Leibniz Wrong About Dice!
I was reading a book about Leibniz called “Selections” and
then “I, Claudius” by Robert Graves. Emperor Claudius wrote a small pamphlet
about throwing dice. Leibniz had a small section about dice odds—that he was
using to illustrate some other matter.
Two dice references in two different books got me thinking.
Leibniz got something wrong! He wrote about someone throwing
two six-sided dice and rolling an “11”, and he wrote that there was only one
way to roll an “11”.
Technically, there are two ways to roll and “11”: you can
either roll 5 & 6…but you can also roll 6 & 5. Each die has a different
outcome.
TWO SIX-SIDED DICE WAYS TO THROW EACH NUMBER
2 = 1+1
3 = 1+2 or 2+1
4 = 1 +3 or 3+1 or 2+2
5 = 1+4 or 4+1 or 2+3 or 3+2
6 = 1+5 or 5+1 or 2+4 or 4+2 or 3+3
7 = 1+6 or 6+1 or 2+5 or 5+2 or 3+4 or 4+3
8 = 2+6 or 6+2 or 3+5 or 5+3 or 4+4
9 = 3+6 or 6+3 or 4+5 or 5+4
10 = 4+6 or 6+4 or 5+5
11 = 5+6 or 6+5
12 = 6+6
As you can see, there are more ways (easier) to roll a “7” than any other number. Lucky Seven!

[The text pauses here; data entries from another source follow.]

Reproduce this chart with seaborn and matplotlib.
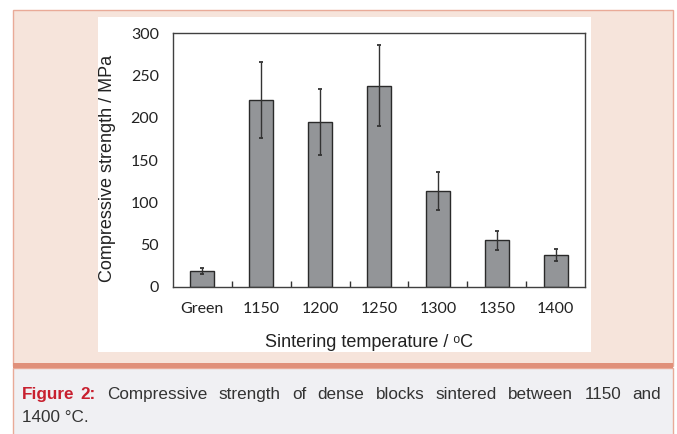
import matplotlib
matplotlib.use("Agg")
import matplotlib.pyplot as plt
import seaborn as sns
import pandas as pd
from matplotlib.patches import Rectangle

categories = ["Green", "1150", "1200", "1250", "1300", "1350", "1400"]
strength = [18.5, 221, 195, 238, 113, 55, 37.5]
errors = [3.5, 44.5, 39, 48, 22.5, 11, 7.5]
yticks = [0, 50, 100, 150, 200, 250, 300]

sns.set_theme(style="white")

W, H = 677, 434
fig = plt.figure(figsize=(W / 100, H / 100), dpi=100)
fig.patch.set_facecolor("white")


def px_rect(x0, y0, x1, y1, **kw):
    r = Rectangle((x0 / W, 1 - y1 / H), (x1 - x0) / W, (y1 - y0) / H,
                  transform=fig.transFigure, zorder=-10, **kw)
    fig.patches.append(r)


# frame backgrounds
px_rect(13, 9.5, 673, 366, facecolor="#f6e4db", edgecolor="#e9aa98", linewidth=1)
px_rect(13, 368, 673, 440, facecolor="#f0f0f3", edgecolor="#e9aa98", linewidth=1)
px_rect(13, 363, 673, 368, facecolor="#e0907a", edgecolor="none")
px_rect(98, 17, 591, 352, facecolor="white", edgecolor="none")

ax = fig.add_axes([172.7 / W, 1 - 286.7 / H, (585.3 - 172.7) / W, (286.7 - 33.3) / H])
ax.set_zorder(5)
ax.set_facecolor("white")

df = pd.DataFrame({"cat": categories, "val": strength})
sns.barplot(data=df, x="cat", y="val", order=categories, color="#939598",
            saturation=1, width=0.4, edgecolor="#2a2a2a", linewidth=1,
            errorbar=None, ax=ax)
ax.errorbar(range(len(categories)), strength, yerr=errors, fmt="none",
            ecolor="#333333", elinewidth=1, capsize=1.6, capthick=1.3)

ax.set_ylim(0, 300)
ax.set_xlim(-0.5, len(categories) - 0.5)
ax.set_yticks(yticks)
ax.set_yticklabels([str(t) for t in yticks], fontfamily="Lato", fontsize=11.5, color="#222222")
ax.set_xticks(range(len(categories)))
ax.set_xticklabels(categories, fontfamily="Lato", fontsize=11.5, color="#222222")
ax.tick_params(axis="y", length=0, pad=10)
ax.tick_params(axis="x", length=0, pad=11)
# boundary ticks inward
ax.set_xticks([i + 0.5 for i in range(len(categories) - 1)], minor=True)
ax.tick_params(axis="x", which="minor", direction="in", length=4, width=1, color="#333333", bottom=True)

for s in ax.spines.values():
    s.set_visible(True)
    s.set_color("#404040")
    s.set_linewidth(1)

ax.set_xlabel("Sintering temperature / \u1d52C", fontfamily=["Liberation Sans", "DejaVu Sans"],
              fontsize=13, color="#222222")
ax.set_ylabel("Compressive strength / MPa", fontfamily="Liberation Sans",
              fontsize=13, color="#222222")
ax.xaxis.label.set_va("baseline")
ax.xaxis.set_label_coords((369 - 172.7) / 412.6, -(346.7 - 286.7) / 253.4)
ax.yaxis.label.set_va("center")
ax.yaxis.set_label_coords((108 - 172.7) / 412.6, (286.7 - 168) / 253.4)

# caption, justified first line
fig.canvas.draw()
renderer = fig.canvas.get_renderer()
cap_family = ["Liberation Sans"]
cap_size = 12.3
line1_bold = ["Figure", "2:"]
line1_rest = "Compressive strength of dense blocks sintered between 1150 and".split()
words = [(w, True) for w in line1_bold] + [(w, False) for w in line1_rest]
x_start, x_end, base1, base2 = 22, 667, 399, 421.7
texts = []
total = 0
for w, b in words:
    t = fig.text(0, 1 - base1 / H, w, fontsize=cap_size, family=cap_family,
                 fontweight="bold" if b else "normal",
                 color="#c8202f" if b else "#333333", va="baseline", ha="left")
    wpx = t.get_window_extent(renderer).width
    texts.append((t, wpx))
    total += wpx
gap = (x_end - x_start - total) / (len(words) - 1)
x = x_start
for i, (t, wpx) in enumerate(texts):
    t.set_x(x / W)
    x += wpx + (gap * 0.5 if i == 0 else gap)
fig.text(x_start / W, 1 - base2 / H, "1400 °C.", fontsize=cap_size, family=cap_family,
         color="#333333", va="baseline", ha="left")

fig.savefig("out.png", dpi=100, facecolor=fig.get_facecolor())
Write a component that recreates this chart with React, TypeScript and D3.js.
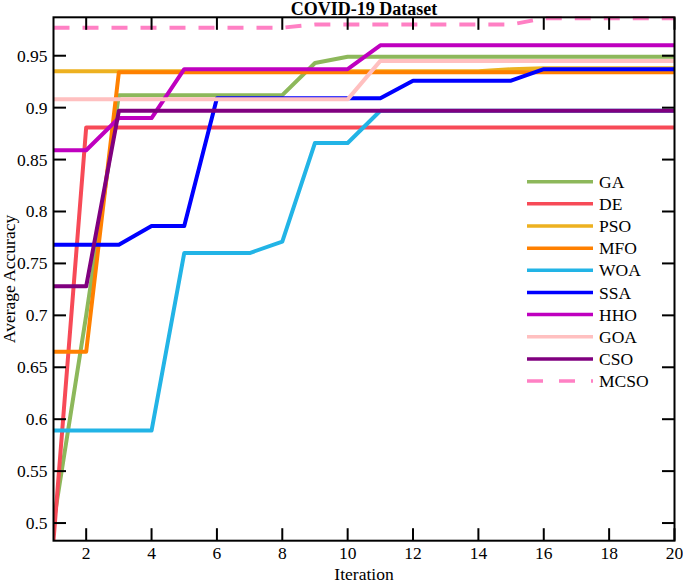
import React from "react";
import * as d3 from "d3";

const iterations = [1, 2, 3, 4, 5, 6, 7, 8, 9, 10, 11, 12, 13, 14, 15, 16, 17, 18, 19, 20];

const GA = [0.5, 0.7, 0.912, 0.912, 0.912, 0.912, 0.912, 0.912, 0.943, 0.949, 0.949, 0.949, 0.949, 0.949, 0.949, 0.949, 0.949, 0.949, 0.949, 0.949];
const DE = [0.483, 0.881, 0.881, 0.881, 0.881, 0.881, 0.881, 0.881, 0.881, 0.881, 0.881, 0.881, 0.881, 0.881, 0.881, 0.881, 0.881, 0.881, 0.881, 0.881];
const PSO = [0.935, 0.935, 0.935, 0.935, 0.935, 0.935, 0.935, 0.935, 0.935, 0.935, 0.935, 0.935, 0.935, 0.935, 0.937, 0.938, 0.938, 0.938, 0.938, 0.938];
const MFO = [0.665, 0.665, 0.934, 0.934, 0.934, 0.934, 0.934, 0.934, 0.934, 0.934, 0.934, 0.934, 0.934, 0.934, 0.934, 0.934, 0.934, 0.934, 0.934, 0.934];
const WOA = [0.589, 0.589, 0.589, 0.589, 0.76, 0.76, 0.76, 0.771, 0.866, 0.866, 0.897, 0.897, 0.897, 0.897, 0.897, 0.897, 0.897, 0.897, 0.897, 0.897];
const SSA = [0.768, 0.768, 0.768, 0.786, 0.786, 0.909, 0.909, 0.909, 0.909, 0.909, 0.909, 0.926, 0.926, 0.926, 0.926, 0.937, 0.937, 0.937, 0.937, 0.937];
const HHO = [0.859, 0.859, 0.89, 0.89, 0.937, 0.937, 0.937, 0.937, 0.937, 0.937, 0.96, 0.96, 0.96, 0.96, 0.96, 0.96, 0.96, 0.96, 0.96, 0.96];
const GOA = [0.908, 0.908, 0.908, 0.908, 0.908, 0.908, 0.908, 0.908, 0.908, 0.908, 0.945, 0.945, 0.945, 0.945, 0.945, 0.945, 0.945, 0.945, 0.945, 0.945];
const CSO = [0.728, 0.728, 0.897, 0.897, 0.897, 0.897, 0.897, 0.897, 0.897, 0.897, 0.897, 0.897, 0.897, 0.897, 0.897, 0.897, 0.897, 0.897, 0.897, 0.897];
const MCSO = [0.977, 0.977, 0.977, 0.977, 0.977, 0.977, 0.977, 0.977, 0.98, 0.98, 0.98, 0.98, 0.98, 0.98, 0.98, 0.986, 0.986, 0.986, 0.986, 0.986];

const seriesNames = ["GA", "DE", "PSO", "MFO", "WOA", "SSA", "HHO", "GOA", "CSO", "MCSO"];
const seriesValues = [GA, DE, PSO, MFO, WOA, SSA, HHO, GOA, CSO, MCSO];
const seriesColors = ["#8DB85B", "#F74A57", "#EDB120", "#FF8000", "#22B4E6", "#0000FF", "#BF00BF", "#FFC0C0", "#80007F", "#FF80C4"];
const seriesDashed = [false, false, false, false, false, false, false, false, false, true];

const yTicks = [0.5, 0.55, 0.6, 0.65, 0.7, 0.75, 0.8, 0.85, 0.9, 0.95];
const yTickLabels = ["0.5", "0.55", "0.6", "0.65", "0.7", "0.75", "0.8", "0.85", "0.9", "0.95"];
const xTicks = [2, 4, 6, 8, 10, 12, 14, 16, 18, 20];

const FONT = "'Liberation Serif', 'Times New Roman', Times, serif";

export default function App() {
  const W = 683;
  const H = 584;
  const left = 53.5;
  const right = 674.5;
  const top = 17.3;
  const bottom = 540.7;

  const x = d3.scaleLinear().domain([1, 20]).range([left, right]);
  const y = d3.scaleLinear().domain([0.483, 0.987]).range([bottom, top]);

  const line = d3
    .line<number>()
    .x((_, i) => x(iterations[i]))
    .y((d) => y(d));

  const tickLen = 12.5;
  const legX1 = 527;
  const legX2 = 593;
  const legY0 = 181.7;
  const legStep = 22.15;

  return (
    <svg
      width={W}
      height={H}
      style={{ position: "absolute", left: 0, top: 0, background: "#fff" }}
      fontFamily={FONT}
    >
      <defs>
        <clipPath id="plotClip">
          <rect x={left} y={top - 2} width={right - left} height={bottom - top + 2} />
        </clipPath>
      </defs>
      <rect x={0} y={0} width={W} height={H} fill="#fff" />

      {/* series */}
      <g clipPath="url(#plotClip)">
        {seriesValues.map((vals, k) => (
          <path
            key={seriesNames[k]}
            d={line(vals) || ""}
            fill="none"
            stroke={seriesColors[k]}
            strokeWidth={4}
            strokeLinejoin="round"
            strokeDasharray={seriesDashed[k] ? "16,13" : undefined}
          />
        ))}
      </g>

      {/* axes box */}
      <rect x={left} y={top} width={right - left} height={bottom - top} fill="none" stroke="#000" strokeWidth={2} />

      {/* y ticks */}
      {yTicks.map((t, i) => (
        <g key={"y" + t}>
          <line x1={left} x2={left + tickLen} y1={y(t)} y2={y(t)} stroke="#000" strokeWidth={2} />
          <line x1={right} x2={right - tickLen} y1={y(t)} y2={y(t)} stroke="#000" strokeWidth={2} />
          <text x={left - 6} y={y(t)} dy="0.34em" textAnchor="end" fontSize={17.5} fill="#000">
            {yTickLabels[i]}
          </text>
        </g>
      ))}

      {/* x ticks */}
      {xTicks.map((t) => (
        <g key={"x" + t}>
          <line x1={x(t)} x2={x(t)} y1={bottom} y2={bottom - tickLen} stroke="#000" strokeWidth={2} />
          <line x1={x(t)} x2={x(t)} y1={top} y2={top + tickLen} stroke="#000" strokeWidth={2} />
          <text x={x(t)} y={559} textAnchor="middle" fontSize={17.5} fill="#000">
            {t}
          </text>
        </g>
      ))}

      {/* axis labels */}
      <text x={(left + right) / 2} y={580} textAnchor="middle" fontSize={17.5} fill="#000">
        Iteration
      </text>
      <text
        transform={`translate(15,${(top + bottom) / 2}) rotate(-90)`}
        textAnchor="middle"
        fontSize={17.5}
        fill="#000"
      >
        Average Accuracy
      </text>

      {/* title */}
      <text x={(left + right) / 2} y={15} textAnchor="middle" fontSize={18} fontWeight="bold" fill="#000">
        COVID-19 Dataset
      </text>

      {/* legend */}
      {seriesNames.map((name, k) => {
        const ly = legY0 + k * legStep;
        return (
          <g key={"leg" + name}>
            <line
              x1={legX1}
              x2={legX2}
              y1={ly}
              y2={ly}
              stroke={seriesColors[k]}
              strokeWidth={3.5}
              strokeDasharray={seriesDashed[k] ? "16,16" : undefined}
            />
            <text x={legX2 + 6} y={ly} dy="0.35em" fontSize={17.5} fill="#000">
              {name}
            </text>
          </g>
        );
      })}
    </svg>
  );
}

When Leibniz made his error, he stated
there was only one way to roll an “11”. But as you see, there are two ways,
which makes “11” easier to roll and “2” or “12”—and the same odds as rolling a “3”.
That’s a pretty significant difference-that makes the chances or rolling an “11”
5.56% instead of only 2.78% which is double the odds.
Scribbled notes on an old library catalog card I was using as a bookmark:
Claudius was never as dumb as he pretended to be.